Le plan national de fibre optique menacé par Starlink : ce qui se passe vraiment avec le programme BEAD
Environ 15 % des foyers américains, particulièrement en zones rurales, n'ont accès qu'à des connexions internet médiocres. Le programme BEAD (Broadband Equity Access and Deployment), doté de 42,5 milliards de dollars, devait changer la donne en déployant un internet haut débit principalement par fibre optique. Mais l'arrivée de Howard Lutnick, nouveau secrétaire au Commerce nommé par Trump, a tout remis en question.
Lutnick a annoncé en mars une 'révision rigoureuse' du programme BEAD, qu'il juge trop 'progressiste' et bureaucratique. Selon Evan Feinman, architecte principal du projet évincé en mars, cette révision pourrait avantager des intérêts privés comme Starlink, le service satellite d'Elon Musk, au détriment des connexions fibre.
Le changement pourrait être radical : au lieu de connexions fibre rapides et stables, de nombreux foyers ruraux pourraient se retrouver avec un internet satellite plus lent, moins fiable et plus cher. Feinman estime que des 'centaines de milliers' de foyers pourraient être concernés.
Pourtant, le programme BEAD, inspiré des grands projets nationaux comme l'électrification rurale, avait un soutien bipartisan. 38 États avaient déjà sélectionné des fournisseurs, et certains comme la Virginie-Occidentale avaient même finalisé leurs plans avec des budgets excédentaires.
La Virginie-Occidentale, classée 50e sur 52 en matière de connectivité, prévoyait une fibre pour chaque foyer et entreprise. Mais avec les nouvelles directives, ces projets pourraient être revus au profit du satellite. Lutnick envisagerait même un plafond national unique qui favoriserait systématiquement les opérateurs satellite.
Les conséquences seraient lourdes : en Nevada, la proportion de fibre pourrait chuter de 80% à 30%. Pourtant, comme le souligne Brian Mitchell du bureau Nevada broadband, le satellite a sa place pour les zones très isolées, mais ne peut remplacer la fibre.
Les performances parlent d'elles-mêmes : la fibre offre jusqu'à 5 Gbps symétriques, contre une médiane de 116 Mbps en download pour Starlink selon Ookla.
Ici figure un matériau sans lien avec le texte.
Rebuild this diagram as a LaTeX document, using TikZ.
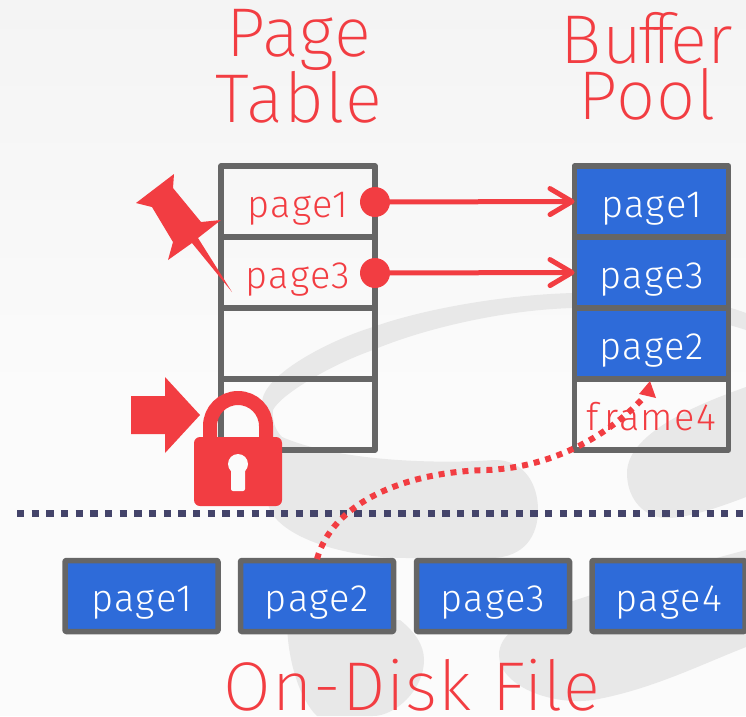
\documentclass[tikz,border=0pt]{standalone}
\usepackage{fontspec}
\setmainfont{Fira Sans}[UprightFont={* Light}]
\newfontfamily\titlefont{Fira Sans}[UprightFont={* ExtraLight},LetterSpace=1.5]
\newfontfamily\cellfont{Fira Sans}[UprightFont={* Light},LetterSpace=4]
\usetikzlibrary{arrows.meta,shadings}
\definecolor{cred}{HTML}{F23D42}
\definecolor{cgray}{HTML}{666666}
\definecolor{cblue}{HTML}{2E6BD9}
\definecolor{cnavy}{HTML}{44446A}
\definecolor{wm}{HTML}{E8E8E8}
\definecolor{bgtop}{HTML}{F4F4F4}
\definecolor{bgbot}{HTML}{FBFBFB}
\tikzset{
 cell/.style={draw=cgray,line width=5.5pt,line join=round,minimum width=154pt,minimum height=71pt,inner sep=0pt,outer sep=0pt,anchor=north west,font=\cellfont\fontsize{38}{40}\selectfont,text=cred,text height=37pt,text depth=6pt},
 bluecell/.style={cell,fill=cblue,text=white},
 diskcell/.style={cell,fill=cblue,text=white,minimum width=153pt,rounded corners=1pt},
 title/.style={font=\titlefont\fontsize{69}{56}\selectfont,text=cred,align=center,inner sep=0pt},
 dotcircle/.style={circle,fill=cred,minimum size=30pt,inner sep=0pt,outer sep=0pt},
 link/.style={cred,line width=5pt,-{Straight Barb[length=22pt,width=26pt,round]}}
}
\begin{document}
\begin{tikzpicture}[x=1pt,y=-1pt]
\useasboundingbox (0,0) rectangle (746,716);
\shade[top color=bgtop,bottom color=bgbot,shading angle=0] (0,0) rectangle (746,400);
\fill[bgbot] (0,400) rectangle (746,716);
% watermark
\begin{scope}
\clip (0,0) rectangle (746,716);
\fill[wm] (746,313) .. controls (700,296) and (640,290) .. (573,293)
 .. controls (500,295) and (420,310) .. (373,327)
 .. controls (330,340) and (262,375) .. (262,403)
 .. controls (262,430) and (262,490) .. (270,510)
 .. controls (285,540) and (350,558) .. (407,558)
 -- (490,558) .. controls (525,558) and (538,535) .. (538,510)
 .. controls (538,485) and (525,460) .. (495,460)
 .. controls (440,464) and (340,462) .. (282,437)
 .. controls (275,430) and (272,420) .. (273,410)
 .. controls (280,395) and (330,365) .. (373,350)
 .. controls (420,330) and (500,310) .. (573,308)
 .. controls (640,305) and (700,315) .. (746,330) -- cycle;
\fill[wm] (746,387) .. controls (710,400) and (627,430) .. (627,473)
 .. controls (627,500) and (645,518) .. (667,518)
 .. controls (690,518) and (725,505) .. (746,497) -- cycle;
\fill[wm] (746,550) .. controls (690,565) and (620,585) .. (567,603)
 .. controls (520,620) and (499,635) .. (499,655)
 .. controls (499,685) and (550,706) .. (593,700)
 .. controls (650,690) and (700,665) .. (746,647) -- cycle;
\fill[wm] (287,620) -- (400,620) .. controls (415,632) and (424,645) .. (424,660)
 .. controls (424,690) and (395,716) .. (373,716) -- (317,716)
 .. controls (300,700) and (287,660) .. (287,620) -- cycle;
\end{scope}
% titles
\node[title] (tpage) at (299,66) {Page\\Table};
\node[title] (tbuf) at (647,66) {Bu\kern-4pt f\kern-8pt f\kern-4pt er\\Pool};
\node[title] (tdisk) at (412,685) {On-Disk File};
% page table
\node[cell] (p1) at (221,166) {page1};
\node[cell] (p3) at (221,237) {page3};
\node[cell] (p5) at (221,308) {};
\node[cell] (p6) at (221,379) {};
% buffer pool
\node[bluecell] (b1) at (574.5,166) {page1};
\node[bluecell] (b3) at (574.5,237) {page3};
\node[bluecell] (b2) at (574.5,308) {page2};
\node[cell] (b4) at (574.5,379) {f\kern6pt rame4};
% disk
\node[diskcell] (d1) at (65,560.5) {page1};
\node[diskcell] (d2) at (240.5,560.5) {page2};
\node[diskcell] (d3) at (416.5,560.5) {page3};
\node[diskcell] (d4) at (592,560.5) {page4};
% dotted line
\coordinate (dl) at (17,513);
\coordinate (dr) at (746,513);
\draw[cnavy,line width=7pt,dash pattern=on 7.3pt off 7.37pt] (dl) -- (dr);
% links
\node[dotcircle] (c1) at (375,202) {};
\node[dotcircle] (c3) at (375,273) {};
\draw[link] (c1) -- (b1.west);
\draw[link] (c3) -- (b3.west);
% pin
\fill[cred] (174,174) -- (136,203) -- (152,207) -- (173,242) -- (168,260) -- (192,243) -- (232,292) -- (198,238) -- (221,220) -- (201,222) -- (173,188) -- cycle;
% red arrow
\fill[cred] (131,396) -- (165,396) -- (165,377) -- (200,415) -- (165,453) -- (165,434) -- (131,434) -- cycle;
% lock
\draw[cred,line width=14pt] (210,445) -- (210,426) .. controls (210,410.5) and (222.5,398) .. (238,398) .. controls (253.5,398) and (266,410.5) .. (266,426) -- (266,445);
\fill[cred,rounded corners=6pt] (194,437) rectangle (282,506);
\fill[bgbot] (238,464) circle (10);
\fill[bgbot,rounded corners=2pt] (231,466) rectangle (245,491);
% dotted curve
\coordinate (ctip) at (650,381);
\coordinate (cstart) at (317,559);
\draw[cred,line width=6pt,dash pattern=on 6pt off 6pt] (cstart) .. controls (332,505) and (400,472) .. (487,470) .. controls (540,468) and (600,445) .. (645,396);
\fill[cred] (ctip) -- (656,398) -- (639,394) -- cycle;
\end{tikzpicture}
\end{document}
Sans compter que le service satellite coûte plus cher (120$/mois contre 80$ pour la fibre) avec des frais d'installation élevés.
Feinman dénonce une manœuvre pour 'enrichir l'homme le plus riche du monde' au détriment des zones rurales. 115 législateurs de 28 États ont d'ailleurs demandé à Lutnick de rendre les changements optionnels pour ne pas retarder davantage le déploiement.
Alors que des entreprises comme Sky Fiber au Nevada ont déjà investi des centaines de milliers de dollars et sont prêtes à commencer les travaux, le programme reste bloqué. Chaque mois de retard augmente les coûts et mine la confiance dans ce qui devait être une révolution numérique pour l'Amérique rurale.